Essai randomisé ayant alloué tous les habitants masculins de 19 communes danoises âgés de 65 à 74 ans à un groupe dépistage ou a un groupe témoin sans dépistage. Le critère de jugement principal était la mortalité toutes causes cinq ans après la randomisation, analysée chez tous les randomisés. Les principaux critères de jugement secondaires étaient la mortalité cardiovasculaire, celle liée à l’AAA et au cancer. Les sujets du groupe témoin et les adjudicateurs des causes de mortalité étaient en insu de la randomisation. Les patients ayant un dépistage positif de l’AAA ou de l’AOMI ont eu un second examen de confirmation un an plus tard et reçu un traitement validé si nécessaire (statine et/ou antithrombotique pour l’AOMI). Ceux ayant une HTA ont été dirigés vers leur médecin généraliste.
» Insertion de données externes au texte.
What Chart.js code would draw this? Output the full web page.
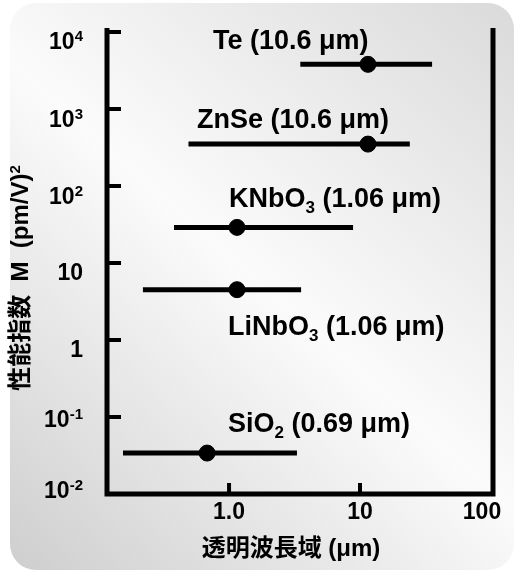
<!DOCTYPE html>
<html lang="ja">
<head>
<meta charset="UTF-8">
<title>性能指数と透明波長域</title>
<script src="https://cdn.jsdelivr.net/npm/chart.js"></script>
<style>
    body { margin: 0; background: #fff; }
    canvas { display: block; }
</style>
</head>
<body>
<canvas id="chartMerit" width="515" height="572"></canvas>
<script>
    // 材料ごとのデータ
    const materials = ['Te', 'ZnSe', 'KNbO3', 'LiNbO3', 'SiO2'];
    const wavelengths = ['10.6 μm', '10.6 μm', '1.06 μm', '1.06 μm', '0.69 μm'];
    const pointX = [11.5, 11.5, 1.15, 1.15, 0.68];
    const meritM = [3800, 350, 29, 4.5, 0.034];
    const rangeLow = [3.5, 0.49, 0.38, 0.22, 0.155];
    const rangeHigh = [35.5, 24, 8.85, 3.55, 3.3];

    const xTicks = [1, 10, 100];
    const xTickLabels = ['1.0', '10', '100'];
    const yTicks = [1e-2, 1e-1, 1, 10, 1e2, 1e3, 1e4];
    const yTickLabels = ['10^-2', '10^-1', '1', '10', '10^2', '10^3', '10^4'];

    // ラベル配置 (px)
    const labelPos = [[213, 49], [197, 128], [229, 207], [228, 335], [228, 432]];
    const yLabelNudge = [-4, 2, 9, 9, 10, 10, 9];
    const xLabelNudge = [0, 0, -9];

    const FAM = '"Liberation Sans", "Noto Sans CJK JP", sans-serif';

    function drawRich(ctx, parts, x, y, size, align) {
        let total = 0;
        parts.forEach(p => {
            p.s = p.k === 'n' ? size : Math.round(size * 0.64);
            ctx.font = 'bold ' + p.s + 'px ' + FAM;
            p.w = ctx.measureText(p.t).width;
            total += p.w;
        });
        let cx = align === 'center' ? x - total / 2 : align === 'right' ? x - total : x;
        ctx.textAlign = 'left';
        ctx.textBaseline = 'alphabetic';
        parts.forEach(p => {
            ctx.font = 'bold ' + p.s + 'px ' + FAM;
            let dy = 0;
            if (p.k === 'sub') dy = size * 0.24;
            if (p.k === 'sup') dy = -size * 0.33;
            ctx.fillText(p.t, cx, y + dy);
            cx += p.w;
        });
    }

    function formulaParts(name, tail) {
        const parts = [];
        name.split(/(\d+)/).forEach(s => {
            if (!s) return;
            parts.push({ t: s, k: /^\d+$/.test(s) ? 'sub' : 'n' });
        });
        parts.push({ t: tail, k: 'n' });
        return parts;
    }

    function powerParts(label) {
        const bits = label.split('^');
        const parts = [{ t: bits[0], k: 'n' }];
        if (bits[1]) parts.push({ t: bits[1], k: 'sup' });
        return parts;
    }

    const framePlugin = {
        id: 'frame',
        beforeDraw(chart) {
            const ctx = chart.ctx;
            ctx.save();
            ctx.fillStyle = '#fff';
            ctx.fillRect(0, 0, chart.width, chart.height);
            const g = ctx.createLinearGradient(10, 570, 515, 3);
            g.addColorStop(0, '#cecece');
            g.addColorStop(0.5, '#fbfbfb');
            g.addColorStop(1, '#dadada');
            ctx.fillStyle = g;
            ctx.beginPath();
            ctx.roundRect(10, 3, 504, 567, 26);
            ctx.fill();
            ctx.restore();
        },
        afterDatasetsDraw(chart) {
            const ctx = chart.ctx;
            const a = chart.chartArea;
            const xs = chart.scales.x, ys = chart.scales.y;
            ctx.save();
            ctx.strokeStyle = '#000';
            ctx.fillStyle = '#000';

            // 軸線
            ctx.lineWidth = 5;
            ctx.lineCap = 'butt';
            ctx.beginPath();
            ctx.moveTo(a.left, a.top);
            ctx.lineTo(a.left, a.bottom);
            ctx.lineTo(a.right, a.bottom);
            ctx.lineTo(a.right, a.top);
            ctx.stroke();

            // 目盛
            ctx.lineWidth = 4;
            yTicks.forEach((v, i) => {
                const py = ys.getPixelForValue(v);
                if (v > ys.min && v < ys.max && i > 0) {
                    ctx.beginPath();
                    ctx.moveTo(a.left, py);
                    ctx.lineTo(a.left + 14, py);
                    ctx.stroke();
                }
                drawRich(ctx, powerParts(yTickLabels[i]), 83, py + yLabelNudge[i] + 8, 23, 'right');
            });
            xTicks.forEach((v, i) => {
                const px = xs.getPixelForValue(v);
                if (v > xs.min && v < xs.max && px < a.right - 5) {
                    ctx.beginPath();
                    ctx.moveTo(px, a.bottom);
                    ctx.lineTo(px, a.bottom - 11);
                    ctx.stroke();
                }
                drawRich(ctx, [{ t: xTickLabels[i], k: 'n' }], px + xLabelNudge[i], a.bottom + 25, 23, 'center');
            });

            // 軸タイトル
            drawRich(ctx, [{ t: '透明波長域 (μm)', k: 'n' }], 291, 556, 24, 'center');
            ctx.save();
            ctx.translate(28, 278);
            ctx.rotate(-Math.PI / 2);
            drawRich(ctx, [{ t: '性能指数  M  (pm/V)', k: 'n' }, { t: '2', k: 'sup' }], 0, 0, 24, 'center');
            ctx.restore();

            // 材料ラベル
            materials.forEach((m, i) => {
                drawRich(ctx, formulaParts(m, ' (' + wavelengths[i] + ')'), labelPos[i][0], labelPos[i][1], 27, 'left');
            });
            ctx.restore();
        }
    };

    const rangeSets = materials.map((m, i) => ({
        type: 'line',
        label: m + ' 透明域',
        data: [{ x: rangeLow[i], y: meritM[i] }, { x: rangeHigh[i], y: meritM[i] }],
        borderColor: '#000',
        borderWidth: 5,
        pointRadius: 0,
        showLine: true
    }));

    const pointSet = {
        type: 'scatter',
        label: '性能指数',
        data: materials.map((m, i) => ({ x: pointX[i], y: meritM[i] })),
        backgroundColor: '#000',
        borderColor: '#000',
        pointRadius: 8
    };

    new Chart(document.getElementById('chartMerit'), {
        type: 'scatter',
        data: { datasets: [pointSet, ...rangeSets] },
        options: {
            responsive: false,
            animation: false,
            layout: { padding: { left: 107, right: 22, top: 28, bottom: 78 } },
            plugins: { legend: { display: false }, tooltip: { enabled: false } },
            scales: {
                x: { type: 'logarithmic', min: 0.117, max: 103.6, display: false },
                y: { type: 'logarithmic', min: 0.01, max: 11270, display: false }
            }
        },
        plugins: [framePlugin]
    });
</script>
</body>
</html>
Le nombre d’hommes à inclure pour démontrer une réduction de 5 % de la mortalité totale était de 23 604 dans chaque groupe pour disposer d’une puissance de 90 % avec un risque alpha ≤ 0,05. L’analyse statistique a utilisé un modèle de Cox proportionnel aléatoire non ajusté.

RÉSULTATS

Parmi les 50 170 hommes éligibles au dépistage, 50 156 (99,9 %) ont été randomisés, soit 25 078 dans chaque groupe. Environ 75 % des sujets invités au dépistage (par courrier) y ont effectivement participé. Les caractéristiques des deux groupes à l’inclusion étaient comparables : âge = 69 ans, traitement hypolipémiant = 35 %, tabac = 21 %, HTA traitée = 22,5 %, diabète de type 2 traité = 10 %. Au dépistage, 3,6 % des sujets avaient une AAA, 10 % une AOMI confirmée, et 11,5 % une HTA non connue. À cinq ans, le statut vital était connu pour 99,98 % des sujets.
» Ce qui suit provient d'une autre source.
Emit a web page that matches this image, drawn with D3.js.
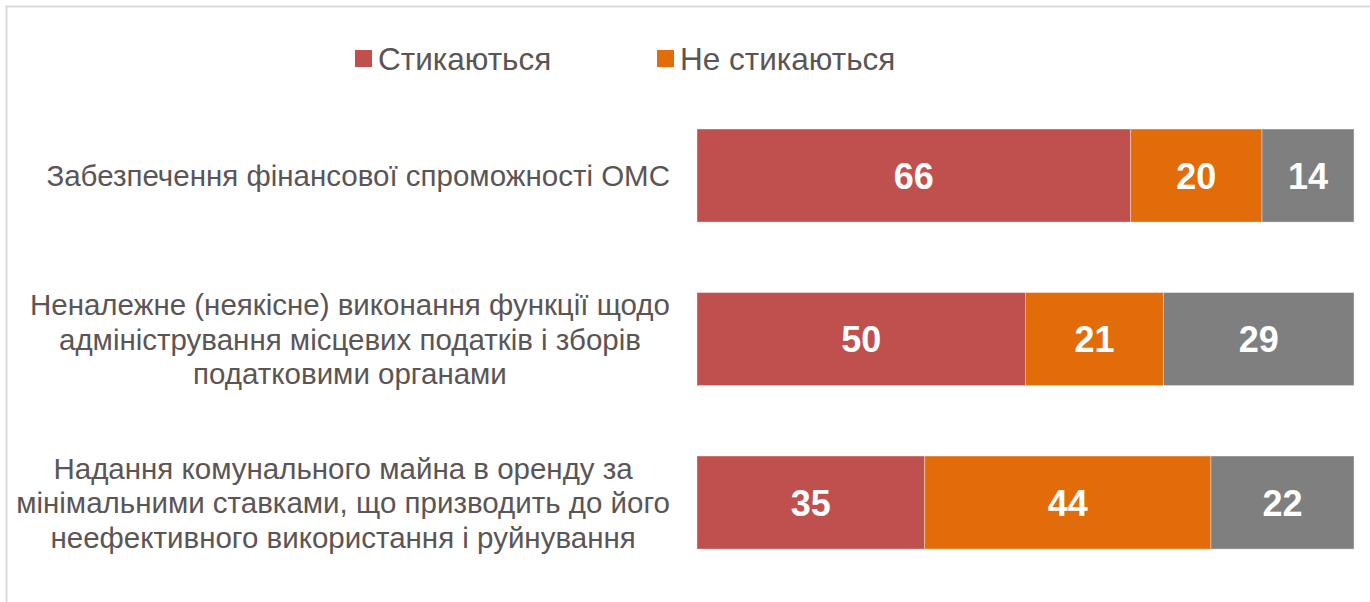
<!DOCTYPE html>
<html><head><meta charset="utf-8">
<script src="https://cdn.jsdelivr.net/npm/d3@7"></script>
<style>html,body{margin:0;padding:0;background:#fff;}svg{display:block;font-family:"Liberation Sans",Arial,sans-serif;}</style>
</head><body>
<svg id="c" width="1370" height="602"></svg>
<script>
const categories = [
  "Забезпечення фінансової спроможності ОМС",
  "Неналежне (неякісне) виконання функції щодо адміністрування місцевих податків і зборів податковими органами",
  "Надання комунального майна в оренду за мінімальними ставками, що призводить до його неефективного використання і руйнування"
];
const categoryLines = [
  ["Забезпечення фінансової спроможності ОМС"],
  ["Неналежне (неякісне) виконання функції щодо", "адміністрування місцевих податків і зборів", "податковими органами"],
  ["Надання комунального майна в оренду за", "мінімальними ставками, що призводить до його", "неефективного використання і руйнування"]
];
const seriesNames = ["Стикаються", "Не стикаються", "Важко відповісти"];
const legendNames = ["Стикаються", "Не стикаються"];
const seriesColors = ["#C0504D", "#E36C0A", "#7F7F7F"];
const stykayutsya = [66, 50, 35];
const neStykayutsya = [20, 21, 44];
const vazhko = [14, 29, 22];

const svg = d3.select("#c");
const W = 1370, H = 602;
svg.append("rect").attr("x", 6.5).attr("y", 6.5).attr("width", W + 10).attr("height", H + 10)
  .attr("fill", "#fff").attr("stroke", "#d9d9d9").attr("stroke-width", 2);

const seriesVals = [stykayutsya, neStykayutsya, vazhko];
const rows = categories.map((c, i) => {
  const vals = seriesVals.map(s => s[i]);
  const total = d3.sum(vals);
  let acc = 0;
  return vals.map((v, k) => { const r = {cat: c, i, k, v, x0: acc / total, x1: (acc + v) / total}; acc += v; return r; });
});

const x = d3.scaleLinear().domain([0, 1]).range([697, 1354]);
const y = d3.scaleBand().domain(categories).range([93.8, 584.3]).paddingInner(0.431).paddingOuter(0.2155);

const g = svg.append("g");
rows.forEach(r => {
  const seg = g.selectAll(null).data(r).enter().append("g");
  seg.append("rect")
    .attr("x", d => x(d.x0)).attr("y", d => y(d.cat))
    .attr("width", d => x(d.x1) - x(d.x0)).attr("height", y.bandwidth())
    .attr("fill", d => seriesColors[d.k])
    .attr("stroke", "rgba(255,255,255,0.35)").attr("stroke-width", 1);
  seg.append("text")
    .attr("x", d => (x(d.x0) + x(d.x1)) / 2)
    .attr("y", d => y(d.cat) + y.bandwidth() / 2)
    .attr("dy", "0.36em").attr("text-anchor", "middle")
    .attr("fill", "#fff").attr("font-weight", "bold").attr("font-size", 36)
    .text(d => d.v);
});

// category labels: centred block whose longest line ends at x=670
const labelColor = "#5b5555";
categories.forEach((c, i) => {
  const lines = categoryLines[i];
  const cy = y(c) + y.bandwidth() / 2;
  const lh = 34.5;
  const t = svg.append("text").attr("text-anchor", "middle").attr("fill", labelColor).attr("font-size", 29.5);
  const spans = lines.map((ln, j) =>
    t.append("tspan").attr("y", cy + (j - (lines.length - 1) / 2) * lh).attr("dy", "0.36em").text(ln));
  const maxW = d3.max(spans, s => s.node().getComputedTextLength());
  spans.forEach(s => s.attr("x", 670 - maxW / 2));
});

// legend
const legendX = [355, 657];
legendNames.forEach((n, k) => {
  const lg = svg.append("g").attr("transform", `translate(${legendX[k]},50)`);
  lg.append("rect").attr("width", 17).attr("height", 17).attr("fill", seriesColors[k]);
  lg.append("text").attr("x", 23).attr("y", 9).attr("dy", "0.36em").attr("fill", labelColor).attr("font-size", 31.5).text(n);
});
</script>
</body></html>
Durant un suivi médian de 4,4 ans, il y a eu 2 566 décès (10,2 %) dans le groupe dépisté vs 2 715 dans le groupe témoin (10,8 %) : HR = 0,93, IC 95 % = 0,88-0,98, p = 0,01, ce qui correspond à un nombre de sujets à inviter pour éviter un décès de 169 (IC 95 % = 89-1811). Il n’y a pas eu de différence sur la mortalité cardiovasculaire, ni celle liée à l’AAA ni au cancer. Dans une analyse post-hoc, il y a eu significativement moins d’hospitalisations pour AOMI et HTA dans le groupe dépisté.

COMMENTAIRES

Ce travail conduit par deux chirurgiens vasculaires est exemplaire à deux titres : la qualité de la démonstration de l’efficacité d’un dépistage combiné, simple, non invasif et bon marché sur la mortalité totale, et la capacité de l’équipe de recherche et du système de santé danois à randomiser 99,9 % de la population éligible et à connaître les causes de décès de 99,98 % de ces sujets 5 ans après. Jusqu’à ce jour, un seul essai randomisé avait démontré l’efficacité du dépistage de l’AAA (4). Aucun autre dépistage en population générale (5) n’a démontré un tel effet (même s’il reste modeste).
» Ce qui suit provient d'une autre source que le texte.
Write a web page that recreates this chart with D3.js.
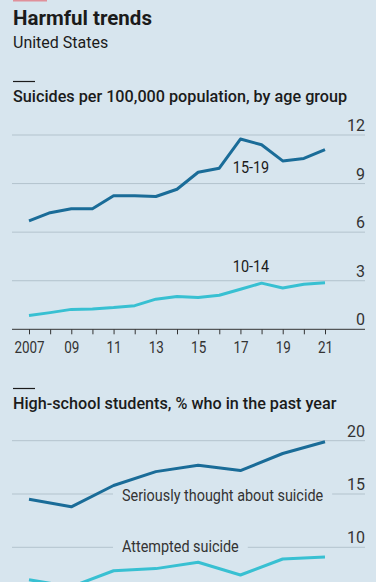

En pratique, 3,6 % (3,3 % avec diamètre < 5,5 cm et 0,3 % > 5,5 cm) des 25 000 hommes inclus dans le groupe dépistage (dont 75 % de non-fumeurs) avaient un AAA asymptomatique. Compte tenu du bénéfice démontré, de l’absence de sur-diagnostic et de sur-traitement inapproprié dans cet essai, de la simplicité de la procédure (1 doppler + 1 tensiomètre), de son innocuité et de son faible coût, nos autorités sanitaires devraient réfléchir à le proposer à nos seniors.

Bibliographie

1- Guirguis-Blake JM, Beil TL, Senger CA, et al. Ultrasonography screening for abdominal aortic aneurysms : a systematic evidence review for the U.S. Preventive Services Task Force. Ann Intern Med 2014; 160: 321-29.
2- Lindholt JS. Relatively high pulmonary and cardiovascular mortality rates in screening-detected aneurysmal patients without previous hospital admission. Eur J Vasc Surg 2007; 33: 94-9.
3- Alahdab F, Wang AT, Elraiyah TA, et al. A systematic review for the screening for peripheral arterial disease in asymptomatic patients. J Vasc Surg 2015; 61: 42S-53S.
4- Thompson SG, Ashton HA, Gao L, et al., for the Multicentre Aneurysm Screening Study (MASS) Group. Final follow-up of the MASS randomized trial of abdominal aortic aneurysm screening. Br J 
Surg 2012; 99: 1649-56.
5- Saquib N, Saquib J, Ioannidis JPA. Does screening for disease save lives in asymptomatic adults? Systematic review of meta-analysis and randomized trials. International Journal of Epidemiology 2015; 1-14. Le Généraliste 2015 ; 2715.